People don’t often talk about “attraction” outside of romantic relationships, but it’s almost as important for friendships. We are “attracted” to our friends, and want to spend time with them because they provide value to our lives, and we to theirs. I want my friends in my life, but I don’t “need” them, and I don’t think they “need” me either. Any “neediness” in any one of my friendships would turn things sour. Friends are easy to be around; needy people are not.
Why are so many of us repulsed by neediness?
What makes neediness so detrimental to intimacy?
I think it’s because we want to spend time with people who are aware of their value with or without us. Confidence is sexy, sure, but value is even sexier. As non-needy individuals we value their complementary presence in our own lives, and feel moved to give something back. We like it when a friend or lover can stand strong by themselves, and our presence is a mere compliment to their already-rich lives.
Non-needy people demonstrate confidence and strength and a deep knowing of self; our soul or spirit or whatever you want to call it is drawn to know them as they know themselves. I think I speak for most people when I say that I’d rather be shipwrecked on a desert island with a man who knows himself, and his unique strengths and weaknesses, than one who doesn’t.

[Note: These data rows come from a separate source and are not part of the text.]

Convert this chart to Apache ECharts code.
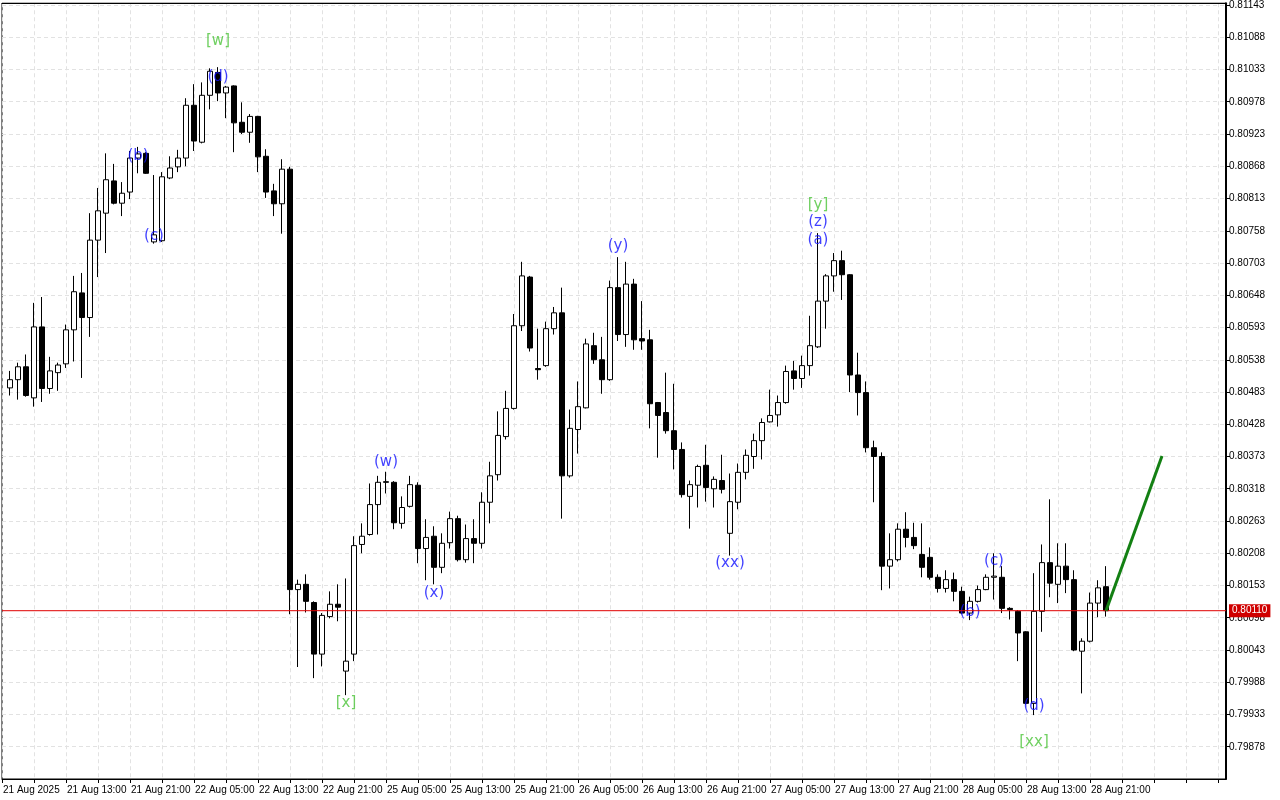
<!DOCTYPE html>
<html>
<head>
<meta charset="utf-8">
<script src="https://cdn.jsdelivr.net/npm/echarts@6/dist/echarts.min.js"></script>
<style>
html, body { margin: 0; padding: 0; background: #fff; }
#chart { width: 1280px; height: 800px; }
</style>
</head>
<body>
<div id="chart"></div>
<script>
// trading days shown, hourly bars; the first day starts at 05:00
const days = ['21 Aug', '22 Aug', '25 Aug', '26 Aug', '27 Aug', '28 Aug'];
const nextDay = '29 Aug';
const firstLabel = '21 Aug 2025';
const futureSlots = 15;

// hourly candles from 21 Aug 06:00 to 28 Aug 23:00
const open = [
  0.80490, 0.80504, 0.80526, 0.80473, 0.80594, 0.80489, 0.80516, 0.80531, 0.80589, 0.80652,
  0.80610, 0.80742, 0.80788, 0.80843, 0.80805, 0.80824, 0.80882, 0.80890, 0.80739, 0.80741,
  0.80848, 0.80867, 0.80882, 0.80972, 0.80909, 0.80989, 0.81028, 0.80993, 0.81005, 0.80943,
  0.80926, 0.80953, 0.80885, 0.80826, 0.80804, 0.80863, 0.80146, 0.80155, 0.80124, 0.80036,
  0.80100, 0.80121, 0.80007, 0.80036, 0.80223, 0.80240, 0.80291, 0.80330, 0.80329, 0.80259,
  0.80288, 0.80324, 0.80216, 0.80237, 0.80184, 0.80226, 0.80267, 0.80197, 0.80233, 0.80225,
  0.80295, 0.80342, 0.80407, 0.80455, 0.80596, 0.80679, 0.80523, 0.80528, 0.80591, 0.80618,
  0.80340, 0.80419, 0.80456, 0.80562, 0.80538, 0.80504, 0.80661, 0.80581, 0.80667, 0.80574,
  0.80572, 0.80465, 0.80448, 0.80417, 0.80385, 0.80305, 0.80324, 0.80358, 0.80318, 0.80332,
  0.80242, 0.80295, 0.80346, 0.80373, 0.80400, 0.80432, 0.80444, 0.80465, 0.80519, 0.80506,
  0.80528, 0.80560, 0.80638, 0.80681, 0.80707, 0.80683, 0.80512, 0.80482, 0.80388, 0.80373,
  0.80186, 0.80197, 0.80249, 0.80235, 0.80206, 0.80201, 0.80167, 0.80148, 0.80163, 0.80143,
  0.80106, 0.80126, 0.80146, 0.80167, 0.80167, 0.80114, 0.80109, 0.80074, 0.79952, 0.80109,
  0.80192, 0.80155, 0.80186, 0.80163, 0.80041, 0.80058, 0.80123, 0.80151
];
const close = [
  0.80504, 0.80526, 0.80477, 0.80594, 0.80489, 0.80519, 0.80529, 0.80589, 0.80654, 0.80610,
  0.80742, 0.80792, 0.80845, 0.80805, 0.80822, 0.80882, 0.80889, 0.80856, 0.80751, 0.80850,
  0.80865, 0.80882, 0.80972, 0.80911, 0.80989, 0.81030, 0.80993, 0.81003, 0.80942, 0.80926,
  0.80953, 0.80884, 0.80824, 0.80804, 0.80863, 0.80146, 0.80155, 0.80126, 0.80036, 0.80102,
  0.80121, 0.80116, 0.80024, 0.80221, 0.80237, 0.80291, 0.80329, 0.80329, 0.80260, 0.80286,
  0.80325, 0.80216, 0.80235, 0.80184, 0.80225, 0.80267, 0.80197, 0.80233, 0.80225, 0.80295,
  0.80340, 0.80409, 0.80455, 0.80596, 0.80681, 0.80558, 0.80521, 0.80591, 0.80618, 0.80340,
  0.80421, 0.80458, 0.80565, 0.80538, 0.80504, 0.80661, 0.80581, 0.80667, 0.80572, 0.80570,
  0.80463, 0.80443, 0.80417, 0.80385, 0.80308, 0.80325, 0.80356, 0.80320, 0.80334, 0.80317,
  0.80296, 0.80346, 0.80375, 0.80400, 0.80431, 0.80443, 0.80465, 0.80518, 0.80506, 0.80528,
  0.80562, 0.80638, 0.80681, 0.80707, 0.80683, 0.80512, 0.80482, 0.80388, 0.80373, 0.80186,
  0.80197, 0.80249, 0.80235, 0.80221, 0.80184, 0.80167, 0.80148, 0.80163, 0.80143, 0.80106,
  0.80126, 0.80146, 0.80167, 0.80169, 0.80114, 0.80112, 0.80072, 0.79952, 0.80109, 0.80192,
  0.80157, 0.80186, 0.80163, 0.80043, 0.80058, 0.80123, 0.80149, 0.80110
];
const low = [
  0.80477, 0.80470, 0.80475, 0.80458, 0.80466, 0.80480, 0.80485, 0.80524, 0.80535, 0.80507,
  0.80577, 0.80679, 0.80720, 0.80803, 0.80783, 0.80812, 0.80856, 0.80855, 0.80736, 0.80739,
  0.80846, 0.80858, 0.80868, 0.80894, 0.80907, 0.80965, 0.80979, 0.80950, 0.80892, 0.80923,
  0.80908, 0.80858, 0.80814, 0.80783, 0.80753, 0.80104, 0.80014, 0.80107, 0.79995, 0.80015,
  0.80097, 0.80092, 0.79966, 0.80024, 0.80208, 0.80238, 0.80240, 0.80310, 0.80249, 0.80250,
  0.80286, 0.80191, 0.80162, 0.80155, 0.80174, 0.80216, 0.80194, 0.80192, 0.80191, 0.80216,
  0.80259, 0.80332, 0.80402, 0.80453, 0.80587, 0.80552, 0.80504, 0.80526, 0.80581, 0.80267,
  0.80337, 0.80378, 0.80455, 0.80531, 0.80480, 0.80502, 0.80570, 0.80560, 0.80555, 0.80555,
  0.80421, 0.80371, 0.80412, 0.80351, 0.80303, 0.80250, 0.80286, 0.80296, 0.80286, 0.80310,
  0.80204, 0.80283, 0.80334, 0.80352, 0.80368, 0.80431, 0.80424, 0.80463, 0.80487, 0.80490,
  0.80511, 0.80558, 0.80591, 0.80654, 0.80640, 0.80483, 0.80443, 0.80380, 0.80295, 0.80145,
  0.80148, 0.80194, 0.80218, 0.80215, 0.80167, 0.80163, 0.80141, 0.80141, 0.80126, 0.80104,
  0.80094, 0.80124, 0.80145, 0.80129, 0.80106, 0.80095, 0.80024, 0.79950, 0.79932, 0.80074,
  0.80133, 0.80123, 0.80140, 0.80041, 0.79969, 0.80056, 0.80099, 0.80100
];
const high = [
  0.80519, 0.80533, 0.80547, 0.80635, 0.80645, 0.80543, 0.80533, 0.80598, 0.80681, 0.80686,
  0.80788, 0.80831, 0.80890, 0.80872, 0.80841, 0.80894, 0.80901, 0.80892, 0.80853, 0.80858,
  0.80885, 0.80896, 0.80984, 0.81008, 0.81011, 0.81035, 0.81037, 0.81005, 0.81006, 0.80977,
  0.80957, 0.80954, 0.80897, 0.80838, 0.80880, 0.80867, 0.80163, 0.80172, 0.80126, 0.80106,
  0.80143, 0.80155, 0.80165, 0.80237, 0.80259, 0.80327, 0.80340, 0.80347, 0.80331, 0.80305,
  0.80340, 0.80329, 0.80266, 0.80254, 0.80242, 0.80279, 0.80272, 0.80257, 0.80266, 0.80312,
  0.80364, 0.80450, 0.80485, 0.80616, 0.80705, 0.80681, 0.80591, 0.80603, 0.80628, 0.80661,
  0.80453, 0.80501, 0.80574, 0.80584, 0.80577, 0.80673, 0.80713, 0.80705, 0.80676, 0.80638,
  0.80589, 0.80466, 0.80516, 0.80497, 0.80397, 0.80332, 0.80359, 0.80393, 0.80339, 0.80376,
  0.80344, 0.80361, 0.80385, 0.80412, 0.80438, 0.80487, 0.80477, 0.80528, 0.80536, 0.80545,
  0.80613, 0.80754, 0.80684, 0.80720, 0.80724, 0.80684, 0.80550, 0.80501, 0.80400, 0.80380,
  0.80242, 0.80259, 0.80278, 0.80260, 0.80259, 0.80218, 0.80172, 0.80179, 0.80175, 0.80151,
  0.80134, 0.80153, 0.80172, 0.80208, 0.80186, 0.80116, 0.80111, 0.80075, 0.80174, 0.80223,
  0.80300, 0.80225, 0.80225, 0.80179, 0.80063, 0.80141, 0.80162, 0.80186
];

const bidPrice = 0.80110;

// projected move after the last bar
const projIdx = [138, 145];
const projPrice = [0.80110, 0.80374];

// wave marks
const blueText = ['(d)', '(b)', '(c)', '(w)', '(x)', '(y)', '(xx)', '(z)', '(a)', '(b)', '(c)', '(d)'];
const blueIdx = [27, 17, 19, 48, 54, 77, 91, 102, 102, 121, 124, 129];
const bluePrice = [0.81020, 0.80885, 0.80749, 0.80363, 0.80140, 0.80732, 0.80191, 0.80773, 0.80742, 0.80107, 0.80194, 0.79947];
const greenText = ['[w]', '[x]', '[y]', '[xx]'];
const greenIdx = [27, 43, 102, 129];
const greenPrice = [0.81081, 0.79952, 0.80802, 0.79886];

// axis
const yMin = 0.79823;
const yMax = 0.81146;
const yStep = 0.00055;

const categories = [];
days.forEach((d, di) => {
  for (let h = di === 0 ? 5 : 0; h < 24; h++) {
    categories.push(d + ' ' + String(h).padStart(2, '0') + ':00');
  }
});
const lastBarIdx = categories.length - 1;
for (let h = 0; h < futureSlots; h++) {
  categories.push(nextDay + ' ' + String(h).padStart(2, '0') + ':00');
}

const candles = ['-'];
open.forEach((o, i) => {
  candles.push([o, close[i], low[i], high[i]]);
});

const chart = echarts.init(document.getElementById('chart'), null, {renderer: 'canvas'});

const axisFont = {fontFamily: 'Liberation Sans', fontSize: 10, color: '#000'};
const waveFont = {fontFamily: 'DejaVu Sans', fontSize: 15};

const option = {
  animation: false,
  backgroundColor: '#fff',
  grid: {
    left: 2,
    right: 54,
    top: 2,
    bottom: 21,
    show: true,
    borderColor: '#000',
    borderWidth: 1
  },
  xAxis: [
    {
      type: 'category',
      data: categories,
      boundaryGap: false,
      axisLine: {lineStyle: {color: '#000', width: 1}},
      axisTick: {interval: 3, length: 4, lineStyle: {color: '#000'}},
      axisLabel: Object.assign({
        interval: 7,
        align: 'left',
        margin: 6,
        padding: [0, 0, 0, 1],
        formatter: (v, i) => i === 0 ? firstLabel : (i > lastBarIdx ? '' : v)
      }, axisFont),
      splitLine: {
        show: true,
        interval: 3,
        lineStyle: {color: '#e2e2e2', type: [4, 3], width: 1}
      }
    },
    {
      // top frame line
      type: 'category',
      position: 'top',
      data: categories,
      boundaryGap: false,
      axisLine: {lineStyle: {color: '#000', width: 1}},
      axisTick: {show: false},
      axisLabel: {show: false},
      splitLine: {show: false}
    }
  ],
  yAxis: {
    type: 'value',
    position: 'right',
    min: yMin,
    max: yMax,
    interval: yStep,
    axisLine: {show: true, lineStyle: {color: '#000', width: 2}},
    axisTick: {show: true, length: 4, lineStyle: {color: '#000'}},
    axisLabel: Object.assign({
      margin: 3,
      showMinLabel: false,
      showMaxLabel: false,
      formatter: v => v.toFixed(5)
    }, axisFont),
    splitLine: {
      show: true,
      lineStyle: {color: '#e2e2e2', type: [4, 3], width: 1}
    }
  },
  series: [
    {
      // bid line
      type: 'line',
      data: [[0, bidPrice], [categories.length - 1, bidPrice]],
      symbol: 'none',
      silent: true,
      lineStyle: {color: '#e00000', width: 1},
      endLabel: {
        show: true,
        distance: 3,
        formatter: bidPrice.toFixed(5),
        color: '#fff',
        backgroundColor: '#d00000',
        padding: [2, 3, 1, 3],
        fontFamily: 'Liberation Sans',
        fontSize: 10
      }
    },
    {
      type: 'candlestick',
      data: candles,
      barWidth: 5,
      itemStyle: {
        color: '#fff',
        color0: '#000',
        borderColor: '#000',
        borderColor0: '#000',
        borderWidth: 1
      }
    },
    {
      type: 'line',
      data: projIdx.map((x, i) => [x, projPrice[i]]),
      symbol: 'none',
      lineStyle: {color: '#138013', width: 3}
    },
    {
      type: 'scatter',
      symbolSize: 1,
      itemStyle: {color: 'rgba(0,0,0,0)'},
      data: blueIdx.map((x, i) => ({value: [x, bluePrice[i]], name: blueText[i]})),
      label: Object.assign({
        show: true,
        position: 'inside',
        formatter: p => p.name,
        color: '#1010ff'
      }, waveFont)
    },
    {
      type: 'scatter',
      symbolSize: 1,
      itemStyle: {color: 'rgba(0,0,0,0)'},
      data: greenIdx.map((x, i) => ({value: [x, greenPrice[i]], name: greenText[i]})),
      label: Object.assign({
        show: true,
        position: 'inside',
        formatter: p => p.name,
        color: '#4cc43a'
      }, waveFont)
    }
  ]
};

chart.setOption(option);
</script>
</body>
</html>
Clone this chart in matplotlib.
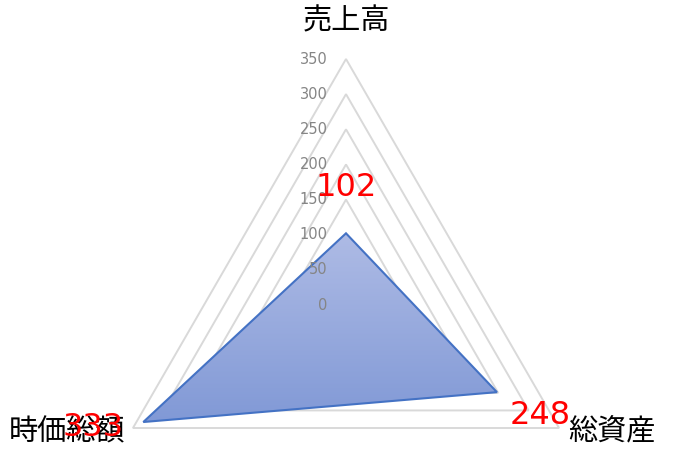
import numpy as np
import matplotlib.pyplot as plt
from matplotlib.patches import Polygon
from matplotlib.colors import LinearSegmentedColormap

plt.rcParams['font.family'] = ['Noto Sans CJK JP', 'DejaVu Sans']

categories = ['売上高', '総資産', '時価総額']
values = [102, 248, 333]
ticks = [0, 50, 100, 150, 200, 250, 300, 350]

# axis angles: top, bottom right, bottom left
angles = np.pi / 2 - np.arange(3) * 2 * np.pi / 3

def to_xy(r):
    r = np.asarray(r, dtype=float)
    return r * np.cos(angles), r * np.sin(angles)

fig = plt.figure(figsize=(6.75, 4.59), dpi=100)
ax = fig.add_axes([0, 0, 1, 1])
scale = 246 / 350  # px per unit
ax.set_xlim(-346 / scale, (675 - 346) / scale)
ax.set_ylim(-154 / scale, 305 / scale)
ax.axis('off')

# grid triangles
for t in ticks[1:]:
    gx, gy = to_xy([t] * 3)
    ax.add_patch(Polygon(np.column_stack([gx, gy]), closed=True, fill=False,
                         edgecolor='#d9d9d9', lw=1.4, zorder=1))

# data polygon with vertical gradient
px, py = to_xy(values)
poly = Polygon(np.column_stack([px, py]), closed=True, facecolor='none',
               edgecolor='#4472C4', lw=1.5, zorder=4)
ax.add_patch(poly)
cmap = LinearSegmentedColormap.from_list('g', ['#8199d6', '#aebbe5'])
grad = np.linspace(0, 1, 256).reshape(-1, 1)
img = ax.imshow(grad, cmap=cmap, origin='lower', aspect='auto',
                extent=[px.min(), px.max(), py.min(), py.max()], zorder=3)
img.set_clip_path(poly)

# tick labels along top axis (show through the fill)
for t in ticks:
    ax.text(-26, t, str(t), ha='right', va='center', fontsize=10.5,
            color='#858585', family='DejaVu Sans', zorder=5)

# category labels
cat_xy = [(0, 404), (378, -181), (-397, -181)]
for name, (cx, cy) in zip(categories, cat_xy):
    ax.text(cx, cy, name, ha='center', va='center', fontsize=21, color='black', zorder=5)

# value labels
val_off = [(0, 33), (31, -17), (-36, -4)]
for v, x, y, (ox, oy) in zip(values, px, py, val_off):
    ax.annotate(str(v), (x, y), xytext=(ox, oy), textcoords='offset points',
                ha='center', va='center', fontsize=23, color='#ff0000',
                family='DejaVu Sans', zorder=6)

fig.savefig('out.png', dpi=100)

Furthermore, I’m drawn to non-needy people because I’m motivated to grow, learn, and change. I want to surround myself with people who will encourage and support my growth as I encourage and support theirs. When you don’t need anyone, you only want people around you who will bring value to your life, and inspire creative, boundless growth. Of course, we all “need” to grow as humans as we aspire toward our best potential selves, but when our growth comes from a place of genuine desire and curiosity—not survival—our growth becomes limitless.
Needy people look to others to inspire survival, not growth, and their growth is limited as a result.
Needy people look to someone to provide them with X and only X, whereas non-needy people are open to accepting whatever gifts will inspire them to the most growth.
When you think one person can give you what you need you spend the rest of your life chasing a peace that will never come; seeking a resolution that will be forever elusive. It is in our freeing ourselves from neediness, clinginess, and destructive desire that we begin to make peace with ourselves. We then start to seek out the things we instinctively want which encourage and support our growth as healthy, happy, creative beings.
The sad truth is this: most people are needy. Most people look to others for validation, recognition, love, respect. Most people look to others to provide a good time. Most people think they need others to inspire them to party. Most people think they need others to love them before they can love themselves.
What they don’t realize is that they have everything they need already. Of course, others have valuable lessons and gifts and value to bring to our lives, but needing or expecting others to fill those gaps will restrict our growth, and bring only pain and disappointment.
Perhaps this neediness is born out of the universal sense of loneliness I described earlier. Perhaps it’s low self-esteem. Perhaps it’s both. Whatever it is, I think at the core is the individual’s unwillingness to take ownership for their own growth, and their own experience of reality.
If you wait for good things to “happen” to you, they never will. If you neglect taking ownership of your personal development, and rely on others to push you, inspire you, and instruct, they will always let you down. If you wait for the party to come to you, it won’t.
Freedom is the most sacred, and enlivening aspect of being human. But we can never be truly free if we think we “need” others to complete us, love us, want us, or push us to grow. We have all the tools we need already; we have all the love and motivation we need already.
Our freedom, our growth, is our responsibility and no one else’s.